Automatic biases in visual and auditory perception

Poster Presentation 16.340: Friday, May 15, 2026, 3:45 – 6:00 pm, Banyan Breezeway
Session: Temporal Processing: Duration and timing perception

Linda Garami1, József Fiser1,2; 1Central European University, 2Center for Cognitive Computation

The brain relies on various internally generated categories and stereotypes, formed through biased processing of inputs, to make rapid predictions. We investigated the hypothesis that applying such biases -identifying and focusing on particular groups and patterns that prioritize fast, goal-relevant efficiency over veridical accuracy- is not limited to higher-order cognitive processes. Instead, this strategy is applied automatically and recursively from the earliest levels of sensory processing. We focused on identifying basic chunking principles in the visual and auditory modalities.
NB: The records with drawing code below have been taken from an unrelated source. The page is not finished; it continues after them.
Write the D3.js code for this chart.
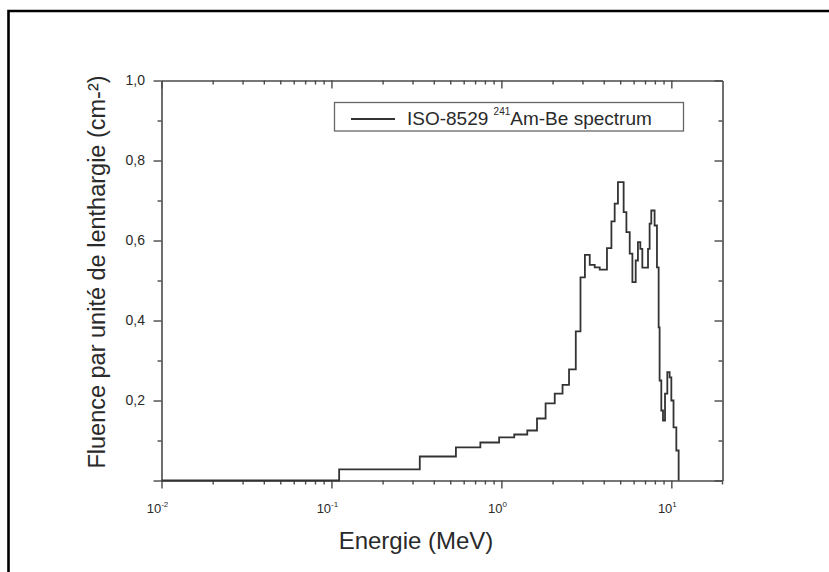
<!DOCTYPE html>
<html>
<head>
<meta charset="utf-8">
<script src="https://cdn.jsdelivr.net/npm/d3@7"></script>
<style>
  html, body { margin: 0; padding: 0; background: #fff; }
  svg { display: block; font-family: "Liberation Sans", Arial, sans-serif; }
</style>
</head>
<body>
<svg id="chart" width="829" height="572"></svg>
<script>
// ---- data ----
const energyEdges = [0.111, 0.331, 0.54, 0.752, 0.97, 1.19, 1.42, 1.62, 1.82, 2.06, 2.29, 2.50, 2.74, 2.92, 3.10, 3.31, 3.54, 3.79, 4.18, 4.44, 4.64, 4.85, 5.24, 5.44, 5.69, 5.90, 6.17, 6.36, 6.57, 6.75, 7.29, 7.45, 7.62, 7.97, 8.23, 8.42, 8.53, 8.73, 8.93, 9.18, 9.47, 9.77, 10.0, 10.3, 10.7, 11.04];
const fluence = [0.028, 0.060, 0.083, 0.095, 0.108, 0.115, 0.125, 0.155, 0.193, 0.217, 0.239, 0.278, 0.373, 0.508, 0.564, 0.539, 0.533, 0.527, 0.581, 0.648, 0.692, 0.746, 0.671, 0.621, 0.567, 0.496, 0.55, 0.596, 0.579, 0.532, 0.579, 0.642, 0.675, 0.6375, 0.533, 0.383, 0.25, 0.175, 0.15, 0.217, 0.271, 0.258, 0.2, 0.133, 0.075];
const xMajorTicks = [0.01, 0.1, 1, 10];
const xTickExponents = ["-2", "-1", "0", "1"];
const yMajorTicks = [0, 0.2, 0.4, 0.6, 0.8, 1.0];
const yTickLabels = ["", "0,2", "0,4", "0,6", "0,8", "1,0"];
const yMinorTicks = [0.1, 0.3, 0.5, 0.7, 0.9];
const seriesName = ["ISO-8529 ", "241", "Am-Be spectrum"];
const xTitle = "Energie (MeV)";
const yTitle = "Fluence par unité de lenthargie (cm-²)";

const svg = d3.select("#chart");
const W = 829, H = 572;
const L = 161.5, R = 722.5, T = 80.5, B = 480.5;
const axisColor = "#4a4a4a";
const textColor = "#2a2a2a";

svg.append("rect").attr("width", W).attr("height", H).attr("fill", "#fff");

// outer frame
svg.append("path")
  .attr("d", `M8.5,${H} L8.5,11 L${W},11`)
  .attr("fill", "none").attr("stroke", "#000").attr("stroke-width", 2.6);

const x = d3.scaleLog().domain([0.01, 20]).range([L, R]);
const y = d3.scaleLinear().domain([0, 1]).range([B, T]);

// minor log ticks
const xMinor = [];
[0.01, 0.1, 1, 10].forEach(d => { for (let k = 2; k <= 9; k++) { const v = d * k; if (v < 20) xMinor.push(v); } });

function styleAxis(g) {
  g.selectAll("path.domain").attr("stroke", axisColor).attr("stroke-width", 1.6);
  g.selectAll(".tick line").attr("stroke", axisColor).attr("stroke-width", 1.4);
  g.selectAll("text").remove();
}

// bottom axis (outward)
svg.append("g").attr("transform", `translate(0,${B})`)
  .call(d3.axisBottom(x).tickValues(xMajorTicks).tickSize(8).tickSizeOuter(0)).call(styleAxis);
svg.append("g").attr("transform", `translate(0,${B})`)
  .call(d3.axisBottom(x).tickValues(xMinor).tickSize(4).tickSizeOuter(0)).call(styleAxis)
  .select("path.domain").remove();
// top axis (inward)
svg.append("g").attr("transform", `translate(0,${T})`)
  .call(d3.axisBottom(x).tickValues(xMajorTicks).tickSize(8).tickSizeOuter(0)).call(styleAxis);
svg.append("g").attr("transform", `translate(0,${T})`)
  .call(d3.axisBottom(x).tickValues(xMinor).tickSize(4).tickSizeOuter(0)).call(styleAxis)
  .select("path.domain").remove();
// left axis (outward)
svg.append("g").attr("transform", `translate(${L},0)`)
  .call(d3.axisLeft(y).tickValues(yMajorTicks).tickSize(8).tickSizeOuter(0)).call(styleAxis);
svg.append("g").attr("transform", `translate(${L},0)`)
  .call(d3.axisLeft(y).tickValues(yMinorTicks).tickSize(4).tickSizeOuter(0)).call(styleAxis)
  .select("path.domain").remove();
// right axis (inward)
svg.append("g").attr("transform", `translate(${R},0)`)
  .call(d3.axisRight(y).tickValues(yMajorTicks).tickSize(-8).tickSizeOuter(0)).call(styleAxis);
svg.append("g").attr("transform", `translate(${R},0)`)
  .call(d3.axisRight(y).tickValues(yMinorTicks).tickSize(-4).tickSizeOuter(0)).call(styleAxis)
  .select("path.domain").remove();
// small extension of right axis below
svg.append("line").attr("x1", R).attr("x2", R).attr("y1", B).attr("y2", B + 4)
  .attr("stroke", axisColor).attr("stroke-width", 1.4);

// y tick labels
svg.append("g").selectAll("text").data(yMajorTicks).join("text")
  .attr("x", 145).attr("y", d => y(d)).attr("dy", "0.35em")
  .attr("text-anchor", "end").attr("font-size", 14).attr("fill", textColor)
  .text((d, i) => yTickLabels[i]);

// x tick labels 10^n
const xl = svg.append("g").selectAll("text").data(xMajorTicks).join("text")
  .attr("x", d => x(d) - 4).attr("y", 513)
  .attr("text-anchor", "middle").attr("font-size", 13).attr("fill", textColor);
xl.append("tspan").text("10");
xl.append("tspan").attr("font-size", 8).attr("dy", -6).text((d, i) => xTickExponents[i]);

// titles
svg.append("text").attr("x", 416).attr("y", 549).attr("text-anchor", "middle")
  .attr("font-size", 24).attr("fill", textColor).text(xTitle);
svg.append("text").attr("transform", "translate(105,272) rotate(-90)")
  .attr("text-anchor", "middle").attr("font-size", 23.5).attr("fill", textColor).text(yTitle);

// step curve
const pts = [{e: 0.01, v: 0}, {e: energyEdges[0], v: 0}];
fluence.forEach((v, i) => pts.push({e: energyEdges[i], v: v}));
pts.push({e: energyEdges[energyEdges.length - 1], v: 0});
const line = d3.line().x(d => x(d.e)).y(d => y(d.v)).curve(d3.curveStepAfter);
svg.append("path").datum(pts).attr("d", line)
  .attr("fill", "none").attr("stroke", "#333").attr("stroke-width", 1.8);

// legend
svg.append("rect").attr("x", 334.5).attr("y", 102.5).attr("width", 349).attr("height", 28.5)
  .attr("fill", "#fff").attr("stroke", "#666").attr("stroke-width", 1.3);
svg.append("line").attr("x1", 351).attr("x2", 395).attr("y1", 119).attr("y2", 119)
  .attr("stroke", "#333").attr("stroke-width", 1.8);
const lt = svg.append("text").attr("x", 407).attr("y", 125).attr("font-size", 19).attr("fill", textColor);
lt.append("tspan").text(seriesName[0]);
lt.append("tspan").attr("font-size", 10).attr("dy", -10).text(seriesName[1]);
lt.append("tspan").attr("dy", 10).text(seriesName[2]);
</script>
</body>
</html>
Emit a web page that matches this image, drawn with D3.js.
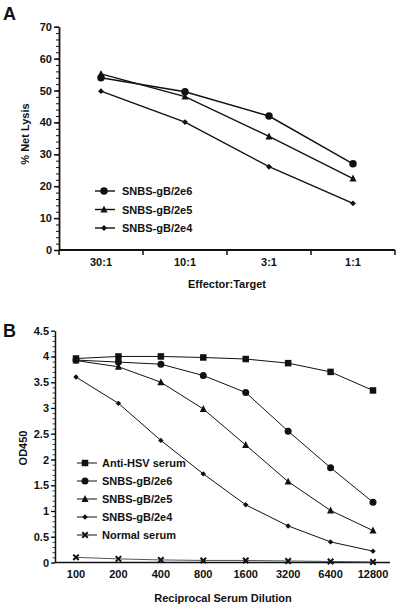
<!DOCTYPE html>
<html><head><meta charset="utf-8">
<script src="https://cdn.jsdelivr.net/npm/d3@7"></script>
<style>
body{margin:0;background:#fff;}
svg{display:block;font-family:"Liberation Sans",Arial,Helvetica,sans-serif;}
text{font-weight:bold;fill:#111;}
</style></head><body>
<svg id="c" width="400" height="609"></svg>
<script>
// ---- Panel A data ----
const ratios = ["30:1","10:1","3:1","1:1"];
const lysis2e6 = [54, 49.6, 42.0, 27.0];
const lysis2e5 = [55.2, 48.1, 35.6, 22.4];
const lysis2e4 = [49.8, 40.1, 26.1, 14.6];
const yTicksA = [0,10,20,30,40,50,60,70];

// ---- Panel B data ----
const dilutions = ["100","200","400","800","1600","3200","6400","12800"];
const antiHSV = [3.96, 4.0, 4.0, 3.98, 3.95, 3.87, 3.70, 3.34];
const od2e6 = [3.93, 3.89, 3.85, 3.63, 3.30, 2.55, 1.84, 1.17];
const od2e5 = [3.92, 3.80, 3.50, 2.98, 2.28, 1.57, 1.01, 0.62];
const od2e4 = [3.60, 3.09, 2.37, 1.72, 1.12, 0.71, 0.40, 0.22];
const normal = [0.10, 0.07, 0.05, 0.04, 0.04, 0.03, 0.02, 0.01];
const yTicksB = [0,0.5,1,1.5,2,2.5,3,3.5,4,4.5];

const svg = d3.select("#c");
const ink = "#111";

function marker(g, type, x, y, s) {
  if (type === "circle") {
    g.append("circle").attr("cx", x).attr("cy", y).attr("r", s*0.5).attr("fill", ink);
  } else if (type === "square") {
    g.append("rect").attr("x", x - s/2).attr("y", y - s/2).attr("width", s).attr("height", s).attr("fill", ink);
  } else if (type === "triangle") {
    const h = s*0.95;
    g.append("path").attr("d", `M${x},${y-h*0.6}L${x+s/2},${y+h*0.45}L${x-s/2},${y+h*0.45}Z`).attr("fill", ink);
  } else if (type === "diamond") {
    const r = s*0.45;
    g.append("path").attr("d", `M${x},${y-r}L${x+r},${y}L${x},${y+r}L${x-r},${y}Z`).attr("fill", ink);
  } else if (type === "cross") {
    const r = s*0.42;
    g.append("path").attr("d", `M${x-r},${y-r}L${x+r},${y+r}M${x+r},${y-r}L${x-r},${y+r}`).attr("stroke", ink).attr("stroke-width", 2);
  }
}

// ================= PANEL A =================
const gA = svg.append("g");
const xA = d3.scaleBand().domain(ratios).range([59, 395]).padding(0);
const yA = d3.scaleLinear().domain([0, 70]).range([250, 26.7]);

gA.append("text").attr("x", 3).attr("y", 20).attr("font-size", 18).text("A");

const yAxA = gA.append("g").attr("transform", "translate(59,0)")
  .call(d3.axisLeft(yA).tickValues(yTicksA).tickSize(5).tickSizeOuter(0).tickPadding(2));
yAxA.select(".domain").attr("stroke", ink).attr("stroke-width", 1.8);
yAxA.selectAll(".tick line").attr("stroke", ink).attr("stroke-width", 1.5);
yAxA.selectAll(".tick text").attr("font-size", 11).attr("font-family", "Liberation Sans, Arial, sans-serif").attr("font-weight", "bold").attr("fill", ink);
const yMinA = gA.append("g").attr("transform", "translate(59,0)")
  .call(d3.axisLeft(yA).tickValues(d3.range(0, 71, 2)).tickSize(3).tickFormat(""));
yMinA.select(".domain").remove();
yMinA.selectAll(".tick line").attr("stroke", ink).attr("stroke-width", 1);

const baseA = yA(0);
gA.append("line").attr("x1", 59).attr("x2", 395).attr("y1", baseA).attr("y2", baseA).attr("stroke", ink).attr("stroke-width", 1.8);
ratios.forEach(r => {
  const xe = xA(r) + xA.bandwidth();
  gA.append("line").attr("x1", xe).attr("x2", xe).attr("y1", baseA).attr("y2", baseA + 5).attr("stroke", ink).attr("stroke-width", 1.5);
  gA.append("text").attr("x", xA(r) + xA.bandwidth()/2).attr("y", 266).attr("text-anchor", "middle").attr("font-size", 11).text(r);
});
gA.append("line").attr("x1", 59).attr("x2", 59).attr("y1", baseA).attr("y2", baseA + 5).attr("stroke", ink).attr("stroke-width", 1.5);

gA.append("text").attr("x", 227).attr("y", 288).attr("text-anchor", "middle").attr("font-size", 11).text("Effector:Target");
gA.append("text").attr("transform", "translate(29,134) rotate(-90)").attr("text-anchor", "middle").attr("font-size", 11).text("% Net Lysis");

const seriesA = [
  {name: "SNBS-gB/2e6", vals: lysis2e6, m: "circle", s: 7.5},
  {name: "SNBS-gB/2e5", vals: lysis2e5, m: "triangle", s: 7},
  {name: "SNBS-gB/2e4", vals: lysis2e4, m: "diamond", s: 6.5}
];
const lineA = d3.line().x((d, i) => xA(ratios[i]) + xA.bandwidth()/2).y(d => yA(d));
seriesA.forEach(s => {
  gA.append("path").attr("d", lineA(s.vals)).attr("fill", "none").attr("stroke", ink).attr("stroke-width", 1.4);
  s.vals.forEach((v, i) => marker(gA, s.m, xA(ratios[i]) + xA.bandwidth()/2, yA(v), s.s));
});
seriesA.forEach((s, i) => {
  const y = 191 + i * 18.5;
  gA.append("line").attr("x1", 95).attr("x2", 115).attr("y1", y).attr("y2", y).attr("stroke", ink).attr("stroke-width", 1.4);
  marker(gA, s.m, 104, y, s.s);
  gA.append("text").attr("x", 122).attr("y", y + 4).attr("font-size", 11).text(s.name);
});

// ================= PANEL B =================
const gB = svg.append("g");
const xB = d3.scalePoint().domain(dilutions).range([76, 373]);
const yB = d3.scaleLinear().domain([0, 4.5]).range([562.5, 330.7]);

gB.append("text").attr("x", 3).attr("y", 337).attr("font-size", 18).text("B");

const yAxB = gB.append("g").attr("transform", "translate(55,0)")
  .call(d3.axisLeft(yB).tickValues(yTicksB).tickSize(4).tickSizeOuter(0).tickPadding(2).tickFormat(d => String(d)));
yAxB.select(".domain").attr("stroke", ink).attr("stroke-width", 1.5);
yAxB.selectAll(".tick line").attr("stroke", ink).attr("stroke-width", 1.3);
yAxB.selectAll(".tick text").attr("font-size", 11).attr("font-family", "Liberation Sans, Arial, sans-serif").attr("font-weight", "bold").attr("fill", ink);
const yMinB = gB.append("g").attr("transform", "translate(55,0)")
  .call(d3.axisLeft(yB).tickValues(d3.range(0, 45).map(d => d / 10)).tickSize(2.5).tickFormat(""));
yMinB.select(".domain").remove();
yMinB.selectAll(".tick line").attr("stroke", ink).attr("stroke-width", 0.8);

const baseB = yB(0);
gB.append("line").attr("x1", 55).attr("x2", 390).attr("y1", baseB).attr("y2", baseB).attr("stroke", ink).attr("stroke-width", 1.6);
dilutions.forEach(d => {
  gB.append("text").attr("x", xB(d)).attr("y", 578).attr("text-anchor", "middle").attr("font-size", 11).text(d);
});
gB.append("text").attr("x", 223).attr("y", 602).attr("text-anchor", "middle").attr("font-size", 11).text("Reciprocal Serum Dilution");
gB.append("text").attr("transform", "translate(27,448) rotate(-90)").attr("text-anchor", "middle").attr("font-size", 11).text("OD450");

const seriesB = [
  {name: "Anti-HSV serum", vals: antiHSV, m: "square", s: 6.5},
  {name: "SNBS-gB/2e6", vals: od2e6, m: "circle", s: 7},
  {name: "SNBS-gB/2e5", vals: od2e5, m: "triangle", s: 7},
  {name: "SNBS-gB/2e4", vals: od2e4, m: "diamond", s: 6},
  {name: "Normal serum", vals: normal, m: "cross", s: 6.5}
];
const lineB = d3.line().x((d, i) => xB(dilutions[i])).y(d => yB(d));
seriesB.forEach(s => {
  gB.append("path").attr("d", lineB(s.vals)).attr("fill", "none").attr("stroke", s.m === "cross" ? "#555" : ink).attr("stroke-width", 1);
  s.vals.forEach((v, i) => marker(gB, s.m, xB(dilutions[i]), yB(v), s.s));
});
seriesB.forEach((s, i) => {
  const y = 463 + i * 18;
  gB.append("line").attr("x1", 77).attr("x2", 97).attr("y1", y).attr("y2", y).attr("stroke", ink).attr("stroke-width", 1);
  marker(gB, s.m, 85, y, s.s);
  gB.append("text").attr("x", 102).attr("y", y + 4).attr("font-size", 11).text(s.name);
});
</script>
</body></html>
Behaviorally, chunking consistently leads to decreased accuracy in detecting perceptual changes at perceived chunk boundaries compared to changes within a segment. Using this measure in stimulus sequences with increasing internal structure across different modalities, we tested whether automatically applied temporal grouping principles are shared across vision and audition. We implemented a stream-segregation paradigm in which we manipulated the duration structure of the elements: 200- and 600-ms simple tones or basic visual objects were presented in a continuously repeating three-element pattern, such as Short–Short–Long or Short–Long–Long. Our results (N = 35) show that (1) participants exhibit similar sensitivity patterns across modalities: as soon as a repeating pattern emerges, sensitivity to environmental changes becomes biased by the same chunking principles. Boundaries in both modalities are marked by longer-duration sensory objects that function as closing elements; (2) this bias is automatic and often consciously unavailable to participants, even when attention is directed toward the stream; and (3) this pattern representation is highly resilient to absolute changes in element duration, as long as the relative duration supports a consistent repeating pattern. These results suggest that the perceptual system organizes sequences of elements with varying absolute durations into chains of tokens based on rapidly formed categories that remain remarkably stable even in noisy environments.